Data segment >>
::::

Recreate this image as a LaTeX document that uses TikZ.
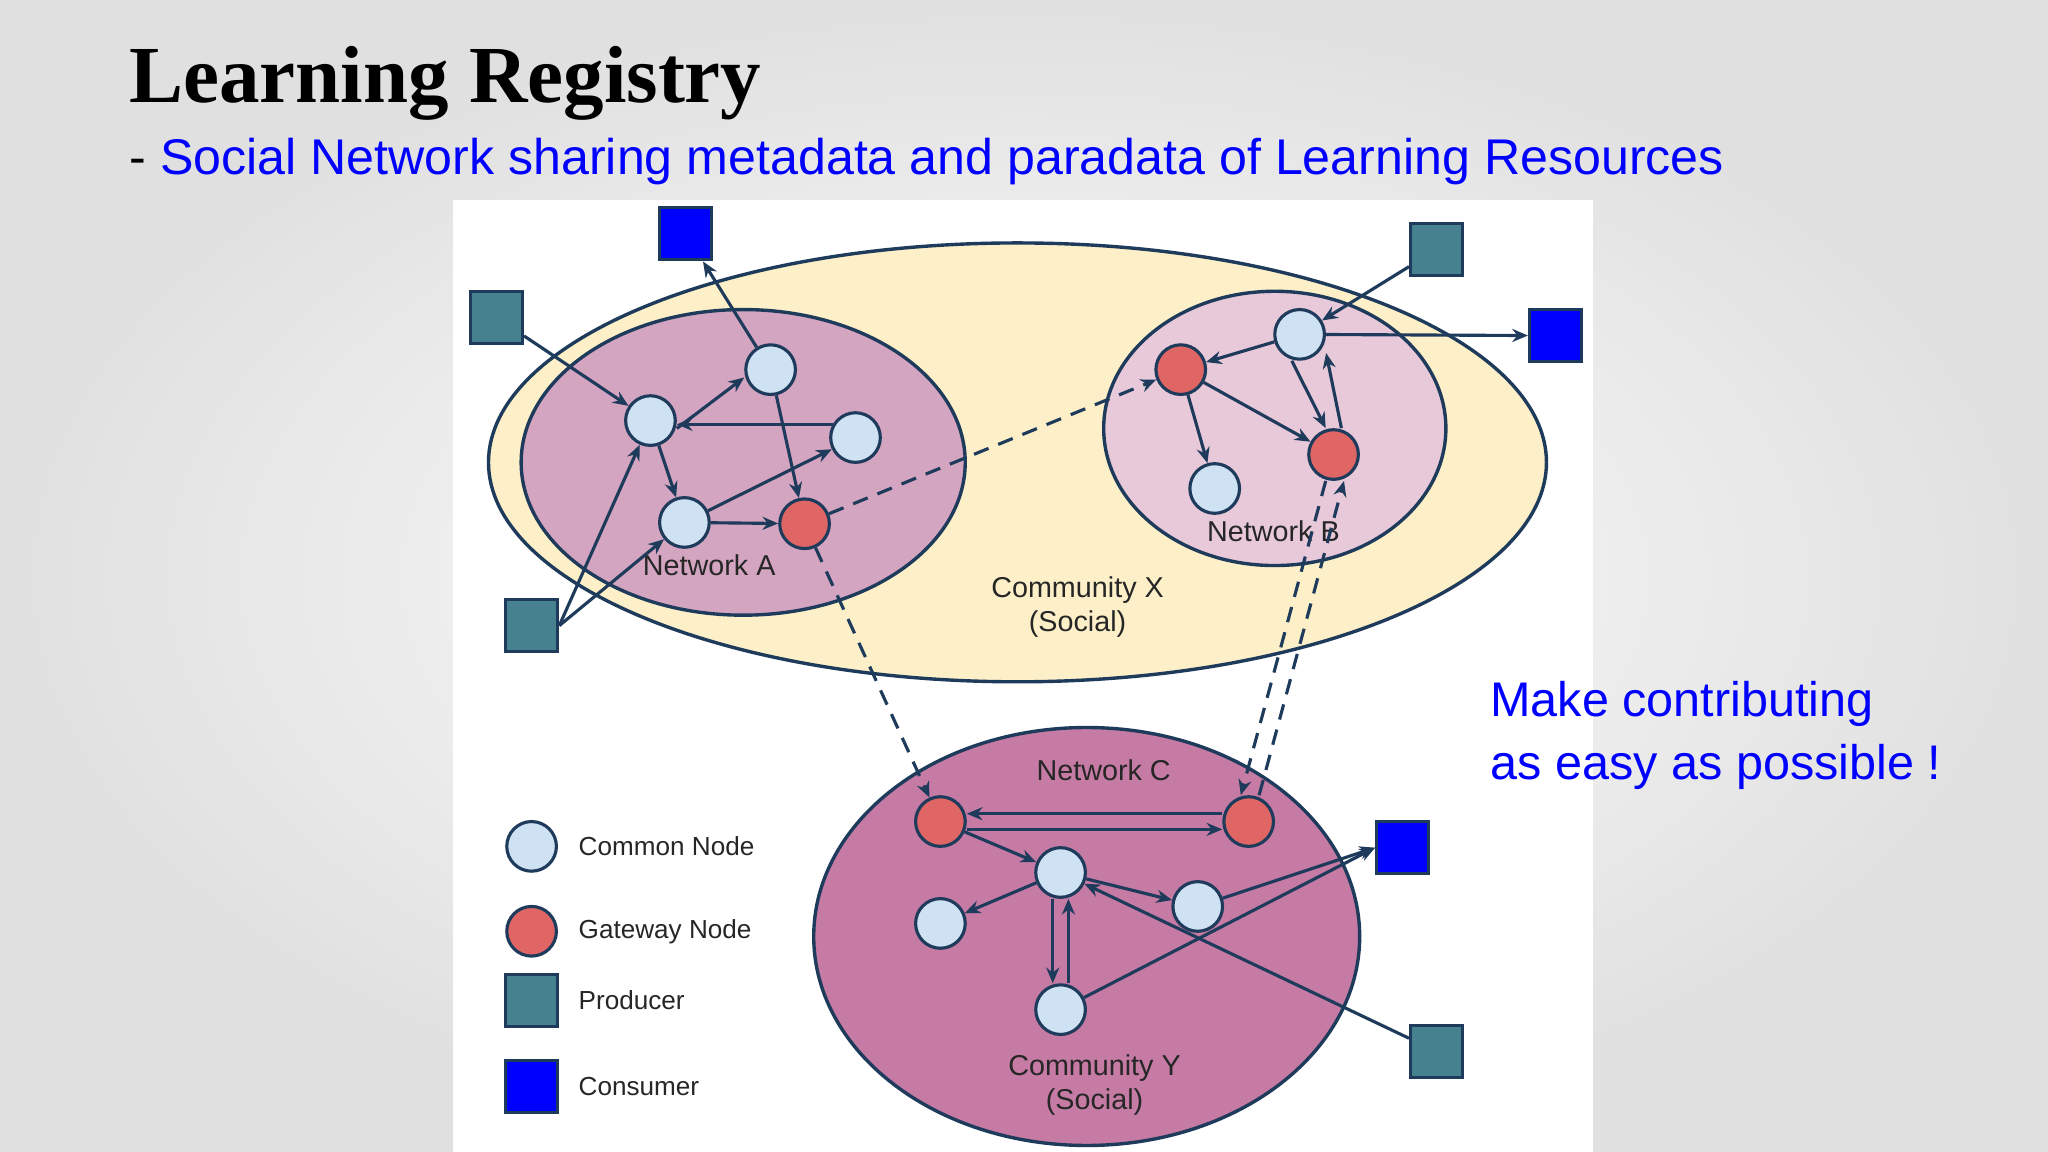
\documentclass[tikz,border=0pt]{standalone}
\usepackage{fontspec}
\setmainfont{Liberation Sans}
\newfontfamily\ttl{Liberation Serif}
\usetikzlibrary{arrows.meta,shadings}
\definecolor{navy}{HTML}{1F3B5C}
\definecolor{cnode}{HTML}{CFE2F3}
\definecolor{gnode}{HTML}{E06666}
\definecolor{prod}{HTML}{45818E}
\definecolor{cons}{HTML}{0000FF}
\definecolor{comx}{HTML}{FDF0C8}
\definecolor{neta}{HTML}{D4A5C0}
\definecolor{netb}{HTML}{E8C9DA}
\definecolor{comy}{HTML}{C57BA3}
\begin{document}
\begin{tikzpicture}[x=0.5pt,y=-0.5pt,
 common/.style={circle,draw=navy,line width=1.2pt,fill=cnode,minimum size=19pt,inner sep=0},
 gate/.style={circle,draw=navy,line width=1.2pt,fill=gnode,minimum size=19pt,inner sep=0},
 producer/.style={rectangle,draw=navy,line width=1.2pt,fill=prod,minimum size=20pt,inner sep=0},
 consumer/.style={rectangle,draw=navy,line width=1.2pt,fill=cons,minimum size=20pt,inner sep=0},
 area/.style={draw=navy,line width=1.3pt},
 arr/.style={-{Stealth[length=6pt,width=5pt]},draw=navy,line width=1.2pt},
 darr/.style={arr,dashed,dash pattern=on 6pt off 4pt},
 lbl/.style={font=\fontsize{11}{13}\selectfont,text=black!85,align=center},
 leg/.style={font=\fontsize{10}{12}\selectfont,text=black!85,anchor=west}]
\useasboundingbox (0,0) rectangle (1568,882);
\shade[inner color=white,outer color=black!12] (0,0) rectangle (1568,882);
\fill[white] (347,153) rectangle (1220,882);
\node[anchor=west,font=\ttl\bfseries\fontsize{31}{36}\selectfont] (title) at (92,64) {Learning Registry};
\node[anchor=west,font=\fontsize{19.2}{22}\selectfont] (sub) at (92,124) {- \textcolor{cons}{Social Network sharing metadata and paradata of Learning Resources}};
\node[anchor=west,align=left,font=\fontsize{18.6}{24}\selectfont,text=cons] (mk) at (1134,563) {Make contributing\\as easy as possible !};
% areas
\draw[area,fill=comx] (779,354) ellipse [x radius=405,y radius=168];
\draw[area,fill=neta] (569,354) ellipse [x radius=170,y radius=117];
\draw[area,fill=netb] (976,328) ellipse [x radius=131,y radius=105];
\draw[area,fill=comy] (832,717) ellipse [x radius=209,y radius=160];
\node[lbl] (la) at (543,433) {Network A};
\node[lbl] (lb) at (975,407) {Network B};
\node[lbl] (lx) at (825,465) {Community X\\(Social)};
\node[lbl] (lc) at (845,590) {Network C};
\node[lbl] (ly) at (838,831) {Community Y\\(Social)};
% network A
\node[common] (a1) at (498,322) {};
\node[common] (a2) at (590,283) {};
\node[common] (a3) at (655,335) {};
\node[common] (a4) at (524,400) {};
\node[gate] (a5) at (616,401) {};
% network B
\node[common] (b1) at (995,256) {};
\node[common] (b2) at (930,374) {};
\node[gate] (b3) at (904,283) {};
\node[gate] (b4) at (1021,348) {};
% network C
\node[gate] (c1) at (720,629) {};
\node[gate] (c2) at (956,629) {};
\node[common] (c3) at (812,668) {};
\node[common] (c4) at (720,707) {};
\node[common] (c5) at (917,694) {};
\node[common] (c6) at (812,773) {};
% producers/consumers
\node[producer] (p1) at (380,243) {};
\node[producer] (p2) at (407,479) {};
\node[producer] (p3) at (1100,191) {};
\node[producer] (p4) at (1100,805) {};
\node[consumer] (k1) at (525,179) {};
\node[consumer] (k2) at (1191,257) {};
\node[consumer] (k3) at (1074,649) {};
% legend
\node[common] (l1) at (407,648) {};
\node[gate] (l2) at (407,713) {};
\node[producer] (l3) at (407,766) {};
\node[consumer] (l4) at (407,832) {};
\node[leg] at (436,648) {Common Node};
\node[leg] at (436,713) {Gateway Node};
\node[leg] at (436,766) {Producer};
\node[leg] at (436,832) {Consumer};
% arrows A
\draw[arr] (p1) -- (a1);
\draw[arr] (p2.east) -- (a1);
\draw[arr] (p2.east) -- (a4);
\draw[arr] (a2) -- (k1);
\draw[arr] (a2) -- (a5);
\draw[arr] ([yshift=-3pt]a1.east) -- ([yshift=-3pt]a2.west);
\draw[arr] (a3.150) -- (a1.east |- a3.150);
\draw[arr] (a1) -- (a4);
\draw[arr] (a4) -- (a5);
\draw[arr] (a4) -- (a3);
\draw[darr] (a5) -- (b3);
\draw[darr] (a5) -- (c1);
% arrows B
\draw[arr] (p3) -- (b1);
\draw[arr] (b1) -- (k2);
\draw[arr] (b1) -- (b3);
\draw[arr] ([xshift=-3pt]b1.south) -- ([xshift=-3pt]b4.north);
\draw[arr] ([xshift=3pt]b4.north) -- ([xshift=3pt]b1.south east);
\draw[arr] (b3) -- (b2);
\draw[arr] (b3) -- (b4);
\draw[darr] ([xshift=-3pt]b4.south) -- ([xshift=-3pt]c2.north);
\draw[darr] ([xshift=4pt]c2.north) -- ([xshift=4pt]b4.south);
% arrows C
\draw[arr] ([yshift=3pt]c2.west) -- ([yshift=3pt]c1.east);
\draw[arr] ([yshift=-3pt]c1.east) -- ([yshift=-3pt]c2.west);
\draw[arr] (c1) -- (c3);
\draw[arr] (c3) -- (c4);
\draw[arr] (c3) -- (c5);
\draw[arr] ([xshift=-3pt]c3.south) -- ([xshift=-3pt]c6.north);
\draw[arr] ([xshift=3pt]c6.north) -- ([xshift=3pt]c3.south);
\draw[arr] (c6) -- (k3.west);
\draw[arr] (c5) -- (k3.west);
\draw[arr] (p4) -- (c3);
\end{tikzpicture}
\end{document}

::::

Each line of the data should be quoted exactly, with pictures left out.

Reply >>
Recreate this image as a LaTeX document that uses TikZ.
\documentclass[tikz,border=0pt]{standalone}
\usepackage{fontspec}
\setmainfont{Liberation Sans}
\newfontfamily\ttl{Liberation Serif}
\usetikzlibrary{arrows.meta,shadings}
\definecolor{navy}{HTML}{1F3B5C}
\definecolor{cnode}{HTML}{CFE2F3}
\definecolor{gnode}{HTML}{E06666}
\definecolor{prod}{HTML}{45818E}
\definecolor{cons}{HTML}{0000FF}
\definecolor{comx}{HTML}{FDF0C8}
\definecolor{neta}{HTML}{D4A5C0}
\definecolor{netb}{HTML}{E8C9DA}
\definecolor{comy}{HTML}{C57BA3}
\begin{document}
\begin{tikzpicture}[x=0.5pt,y=-0.5pt,
 common/.style={circle,draw=navy,line width=1.2pt,fill=cnode,minimum size=19pt,inner sep=0},
 gate/.style={circle,draw=navy,line width=1.2pt,fill=gnode,minimum size=19pt,inner sep=0},
 producer/.style={rectangle,draw=navy,line width=1.2pt,fill=prod,minimum size=20pt,inner sep=0},
 consumer/.style={rectangle,draw=navy,line width=1.2pt,fill=cons,minimum size=20pt,inner sep=0},
 area/.style={draw=navy,line width=1.3pt},
 arr/.style={-{Stealth[length=6pt,width=5pt]},draw=navy,line width=1.2pt},
 darr/.style={arr,dashed,dash pattern=on 6pt off 4pt},
 lbl/.style={font=\fontsize{11}{13}\selectfont,text=black!85,align=center},
 leg/.style={font=\fontsize{10}{12}\selectfont,text=black!85,anchor=west}]
\useasboundingbox (0,0) rectangle (1568,882);
\shade[inner color=white,outer color=black!12] (0,0) rectangle (1568,882);
\fill[white] (347,153) rectangle (1220,882);
\node[anchor=west,font=\ttl\bfseries\fontsize{31}{36}\selectfont] (title) at (92,64) {Learning Registry};
\node[anchor=west,font=\fontsize{19.2}{22}\selectfont] (sub) at (92,124) {- \textcolor{cons}{Social Network sharing metadata and paradata of Learning Resources}};
\node[anchor=west,align=left,font=\fontsize{18.6}{24}\selectfont,text=cons] (mk) at (1134,563) {Make contributing\\as easy as possible !};
% areas
\draw[area,fill=comx] (779,354) ellipse [x radius=405,y radius=168];
\draw[area,fill=neta] (569,354) ellipse [x radius=170,y radius=117];
\draw[area,fill=netb] (976,328) ellipse [x radius=131,y radius=105];
\draw[area,fill=comy] (832,717) ellipse [x radius=209,y radius=160];
\node[lbl] (la) at (543,433) {Network A};
\node[lbl] (lb) at (975,407) {Network B};
\node[lbl] (lx) at (825,465) {Community X\\(Social)};
\node[lbl] (lc) at (845,590) {Network C};
\node[lbl] (ly) at (838,831) {Community Y\\(Social)};
% network A
\node[common] (a1) at (498,322) {};
\node[common] (a2) at (590,283) {};
\node[common] (a3) at (655,335) {};
\node[common] (a4) at (524,400) {};
\node[gate] (a5) at (616,401) {};
% network B
\node[common] (b1) at (995,256) {};
\node[common] (b2) at (930,374) {};
\node[gate] (b3) at (904,283) {};
\node[gate] (b4) at (1021,348) {};
% network C
\node[gate] (c1) at (720,629) {};
\node[gate] (c2) at (956,629) {};
\node[common] (c3) at (812,668) {};
\node[common] (c4) at (720,707) {};
\node[common] (c5) at (917,694) {};
\node[common] (c6) at (812,773) {};
% producers/consumers
\node[producer] (p1) at (380,243) {};
\node[producer] (p2) at (407,479) {};
\node[producer] (p3) at (1100,191) {};
\node[producer] (p4) at (1100,805) {};
\node[consumer] (k1) at (525,179) {};
\node[consumer] (k2) at (1191,257) {};
\node[consumer] (k3) at (1074,649) {};
% legend
\node[common] (l1) at (407,648) {};
\node[gate] (l2) at (407,713) {};
\node[producer] (l3) at (407,766) {};
\node[consumer] (l4) at (407,832) {};
\node[leg] at (436,648) {Common Node};
\node[leg] at (436,713) {Gateway Node};
\node[leg] at (436,766) {Producer};
\node[leg] at (436,832) {Consumer};
% arrows A
\draw[arr] (p1) -- (a1);
\draw[arr] (p2.east) -- (a1);
\draw[arr] (p2.east) -- (a4);
\draw[arr] (a2) -- (k1);
\draw[arr] (a2) -- (a5);
\draw[arr] ([yshift=-3pt]a1.east) -- ([yshift=-3pt]a2.west);
\draw[arr] (a3.150) -- (a1.east |- a3.150);
\draw[arr] (a1) -- (a4);
\draw[arr] (a4) -- (a5);
\draw[arr] (a4) -- (a3);
\draw[darr] (a5) -- (b3);
\draw[darr] (a5) -- (c1);
% arrows B
\draw[arr] (p3) -- (b1);
\draw[arr] (b1) -- (k2);
\draw[arr] (b1) -- (b3);
\draw[arr] ([xshift=-3pt]b1.south) -- ([xshift=-3pt]b4.north);
\draw[arr] ([xshift=3pt]b4.north) -- ([xshift=3pt]b1.south east);
\draw[arr] (b3) -- (b2);
\draw[arr] (b3) -- (b4);
\draw[darr] ([xshift=-3pt]b4.south) -- ([xshift=-3pt]c2.north);
\draw[darr] ([xshift=4pt]c2.north) -- ([xshift=4pt]b4.south);
% arrows C
\draw[arr] ([yshift=3pt]c2.west) -- ([yshift=3pt]c1.east);
\draw[arr] ([yshift=-3pt]c1.east) -- ([yshift=-3pt]c2.west);
\draw[arr] (c1) -- (c3);
\draw[arr] (c3) -- (c4);
\draw[arr] (c3) -- (c5);
\draw[arr] ([xshift=-3pt]c3.south) -- ([xshift=-3pt]c6.north);
\draw[arr] ([xshift=3pt]c6.north) -- ([xshift=3pt]c3.south);
\draw[arr] (c6) -- (k3.west);
\draw[arr] (c5) -- (k3.west);
\draw[arr] (p4) -- (c3);
\end{tikzpicture}
\end{document}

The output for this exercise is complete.